STATED EXERCISE
Return a copy of each line that holds the string "this".

======== SUPPLIED DATA

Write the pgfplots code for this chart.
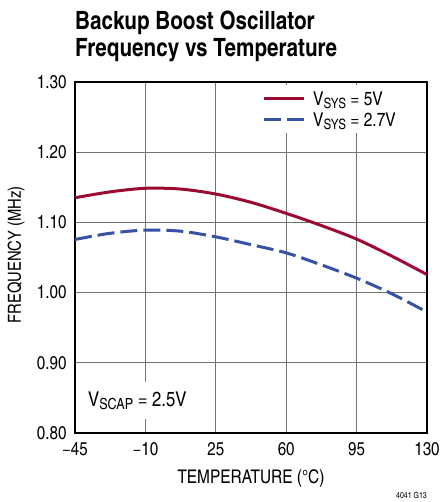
\documentclass[border=0pt]{standalone}
\usepackage{fontspec}
\setmainfont{TeX Gyre Heros Cn}
\usepackage{pgfplots}
\pgfplotsset{compat=1.18}

\definecolor{vfive}{RGB}{155,10,50}
\definecolor{vtwo}{RGB}{55,82,165}
\newcommand{\sub}[1]{\raisebox{-0.28ex}{\scalebox{0.75}{#1}}}

% supply voltage curves: temperature (C) vs oscillator frequency (MHz)
\pgfplotstableread{
T      F
-45    1.1351
-27.5  1.1435
-10    1.1486
7.5    1.1475
25     1.1404
42.5   1.1286
60     1.1129
77.5   1.0955
95     1.0762
112.5  1.0520
130    1.0257
}\vsysfive
\pgfplotstableread{
T      F
-45    1.0757
-27.5  1.0845
-10    1.0890
7.5    1.0875
25     1.0794
42.5   1.0683
60     1.0566
77.5   1.0395
95     1.0206
112.5  0.9983
130    0.9723
}\vsystwo

\begin{document}
\begin{tikzpicture}
\path[use as bounding box] (-75pt,-69pt) rectangle (365pt,433pt);
\begin{axis}[
  at={(0pt,0pt)}, anchor=south west, scale only axis,
  width=352pt, height=351pt,
  xmin=-45, xmax=130, ymin=0.8, ymax=1.3,
  xtick={-45,-10,25,60,95,130},
  xticklabels={−45,−10,25,60,95,130},
  ytick={0.8,0.9,1.0,1.1,1.2,1.3},
  yticklabels={0.80,0.90,1.00,1.10,1.20,1.30},
  grid=major,
  major grid style={black!55, line width=0.9pt},
  major tick length=0pt,
  axis line style={black, line width=1.5pt},
  tick label style={font=\fontsize{18.5}{19}\selectfont},
  yticklabel style={xshift=-5pt},
  xticklabel style={yshift=-6pt},
  legend cell align=left,
  legend image code/.code={\draw[#1] (0pt,0pt) -- (40pt,0pt);},
  legend style={at={(axis description cs:0.5085,0.9915)}, anchor=north west,
    draw=none, fill=white, inner xsep=8pt, inner ysep=7pt,
    row sep=7.2pt, column sep=8pt,
    font=\fontsize{19}{20}\selectfont,
    nodes={inner sep=0pt, text height=13.5pt, text depth=0pt}},
]
\addplot[vfive, line width=3pt, smooth] table[x=T, y=F] {\vsysfive};
\addlegendentry{V\sub{SYS} = 5V}
\addplot[vtwo, line width=3pt, smooth, dash pattern=on 17pt off 6pt] table[x=T, y=F] {\vsystwo};
\addlegendentry{V\sub{SYS} = 2.7V}
\end{axis}

\node[anchor=base west, fill=white, inner xsep=3pt, inner ysep=9.5pt,
      text height=15pt, text depth=3pt, font=\fontsize{20.4}{21}\selectfont]
  at (10pt,26.3pt) {V\sub{SCAP} = 2.5V};

\node[anchor=base west, inner sep=0pt, font=\bfseries\fontsize{25.2}{27}\selectfont]
  at (0pt,403.7pt) {Backup Boost Oscillator};
\node[anchor=base west, inner sep=0pt, font=\bfseries\fontsize{25.2}{27}\selectfont]
  at (0pt,376.3pt) {Frequency vs Temperature};

\node[anchor=base, inner sep=0pt, font=\fontsize{18.8}{20}\selectfont]
  at (176pt,-51pt) {TEMPERATURE (°C)};
\node[rotate=90, inner sep=0pt, font=\fontsize{18}{20}\selectfont]
  at (-59pt,178pt) {FREQUENCY (MHz)};
\node[anchor=base east, inner sep=0pt, font=\fontsize{8.5}{9}\selectfont]
  at (352pt,-66pt) {4041 G13};
\end{tikzpicture}
\end{document}
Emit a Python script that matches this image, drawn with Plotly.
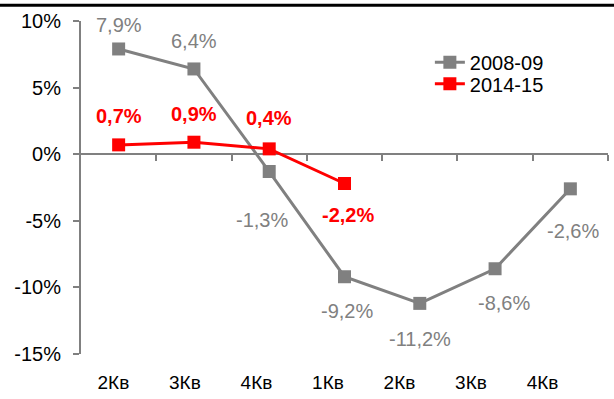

================

TASK OUTPUT
Write the pgfplots code for this chart.
Emit a Python script that matches this image, drawn with Plotly.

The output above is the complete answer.